Ursula von der Leyen a prononcé son premier discours sur l’état de l’Union au Parlement européen. Si la présidente de la Commission européenne a multiplié les annonces, il est impossible toutefois pour les Français de s’informer sur son intervention à travers les journaux télévisés ou les chaînes d’information en continu sur la TNT, dont les rédactions ont fait le choix de ne pas diffuser l’événement, comme le relève Théo Verdier, expert associé à la Fondation Jean-Jaurès et vice-président du Mouvement européen-France, en charge des campagnes d’opinion.
Depuis 2014 et la prise de fonction du luxembourgeois Jean-Claude Juncker à la présidence de la Commission européenne, le discours sur l’état de l’Union est devenu un temps fort de la vie politique européenne. Ce discours annuel face aux députés européens donne au chef de l’exécutif communautaire l’occasion de présenter ses priorités pour l’année à venir. Un débat s’en suit avec les groupes politiques du Parlement européen.
L’édition 2020, première du genre depuis l’arrivée au pouvoir d’Ursula von der Leyen, intervient dans une période clé pour l’Union européenne, qui fait face à de nombreux défis d’ordre diplomatique, économique ou encore environnemental. Face aux eurodéputés, la présidente de la Commission européenne a ainsi annoncé la relève de l’objectif européen de réduction des émissions de gaz à effet de serre à hauteur de 55% par rapport au niveau de 1990. Elle a également pris position en soutien au peuple biélorusse et soutenu la Grèce et Chypre face aux revendications turques en Méditerranée. Enfin, la dirigeante allemande a appelé à une refonte de la politique migratoire de l’Union en vue d’établir une prise en charge plus solidaire entre États européens concernant l’arrivée de migrants en Europe.
Les annonces effectuées au Parlement européen couvrent des enjeux importants tant pour la place de l’Europe dans le monde que pour le quotidien des Européens. Or, les chaînes d’information en continu diffusée sur la TNT ont fait le choix de ne pas retransmettre le discours, tandis que les journaux télévisés traditionnels n’ont que peu traité la question. Aucun sujet dédié n’a été proposé aux 13H de France 2 et TF1. La première chaîne n’a pas non plus abordé l’événement lors de son 20H. Or il faut le rappeler, les JT du soir constituent le premier moyen d’information des Français : le journal présenté par Gilles Bouleau sur TF1 a réuni en moyenne 5,8 millions de téléspectateurs chaque soir en 2018.
3% de temps d’antenne consacré à l’Union européenne à la radio et à la télévision
De longue date, on a observé que l’actualité de l’Union européenne peine à trouver sa place dans les médias audiovisuels français. Une étude publiée par l’INA et la Fondation Jean-Jaurès fin 2019 révélait que les principaux journaux des chaînes TV et radios consacraient 2,7% de leur temps d’antenne aux questions communautaires.
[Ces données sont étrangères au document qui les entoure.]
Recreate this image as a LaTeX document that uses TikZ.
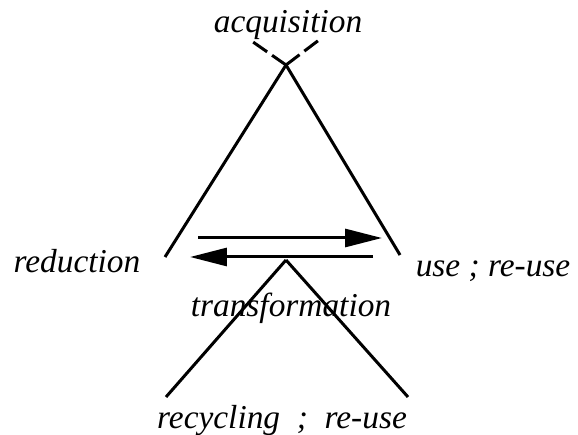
\documentclass[tikz,border=0pt]{standalone}
\usepackage{fontspec}
\setmainfont{Liberation Serif}
\usepackage{tikz}
\usetikzlibrary{arrows.meta, positioning, calc}

\tikzset{
    lbl/.style={font=\fontsize{19}{22}\selectfont\itshape, inner sep=0pt, anchor=base},
    leg/.style={line width=0.06cm},
    dleg/.style={leg, dash pattern=on 0.34cm off 0.12cm},
    flow/.style={line width=0.06cm, -{Triangle[length=0.74cm, width=0.36cm]}},
}

\begin{document}
\begin{tikzpicture}[x=0.02cm, y=-0.02cm]
    \useasboundingbox (0,0) rectangle (578,435);

    % Apexes and line ends
    \coordinate (top) at (286,65);
    \coordinate (bot) at (286,260);
    \coordinate (aqL) at (253,42);
    \coordinate (aqR) at (319,40);
    \coordinate (redEnd) at (165,257);
    \coordinate (useEnd) at (400,255);
    \coordinate (recL) at (166,397);
    \coordinate (recR) at (408,397);

    % Labels
    \node[lbl] (acq) at (288,33) {acquisition};
    \node[lbl] (red) at (77,273) {reduction};
    \node[lbl] (use) at (493,277) {use ; re-use};
    \node[lbl] (trans) at (291,317) {transformation};
    \node[lbl] (rec) at (282,428) {recycling\ \ ;\ \ re-use};

    % Upper cone
    \draw[dleg] (top) -- (aqL);
    \draw[dleg] (top) -- (aqR);
    \draw[leg] (top) -- (redEnd);
    \draw[leg] (top) -- (useEnd);

    % Lower cone
    \draw[leg] (bot) -- (recL);
    \draw[leg] (bot) -- (recR);

    % Arrows
    \coordinate (fwdS) at (198,238);
    \coordinate (fwdE) at (382,238);
    \coordinate (bckS) at (373,257);
    \coordinate (bckE) at (190,257);
    \draw[flow] (fwdS) -- (fwdE);
    \draw[flow] (bckS) -- (bckE);
\end{tikzpicture}
\end{document}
Un faible résultat, qui illustre la difficulté dans l’espace informationnel français à valoriser la complexité du débat public européen, fruit d’interactions entre vingt-sept États, les institutions que sont la Commission européenne et le Conseil européen ainsi que les députés européens, directement élus par les 450 millions de citoyens de l’UE.
L’écosystème politique de l’Union, traitant de nombreux sujets, produit une actualité dense et complexe. Une matière première exigeante à synthétiser pour une audience que les rédactions perçoivent comme peu sensibilisées au fonctionnement institutionnel européen. Le discours sur l’état de l’Union illustre une fois de plus cette difficulté, et un triste constat : comment espérer que les Français se tiennent informés de l’action de l’Union au quotidien – au-delà des seules périodes électorales – si les principaux médias du pays se révèlent incapables d’en valoriser les acteurs et leurs déclarations ? On peut toutefois noter que les lignes bougent : le 20H de France 2 a accordé un large sujet au volet migratoire du propos d’Ursula von der Leyen tandis que la première matinale du pays, celle de France Inter, a invité le secrétaire d’État aux affaires européennes, Clément Beaune, pour revenir sur les annonces de la présidente de la Commission européenne. Autant de nouveautés dans la mise en visibilité du discours au regard de sa couverture à l’époque de Jean-Claude Juncker.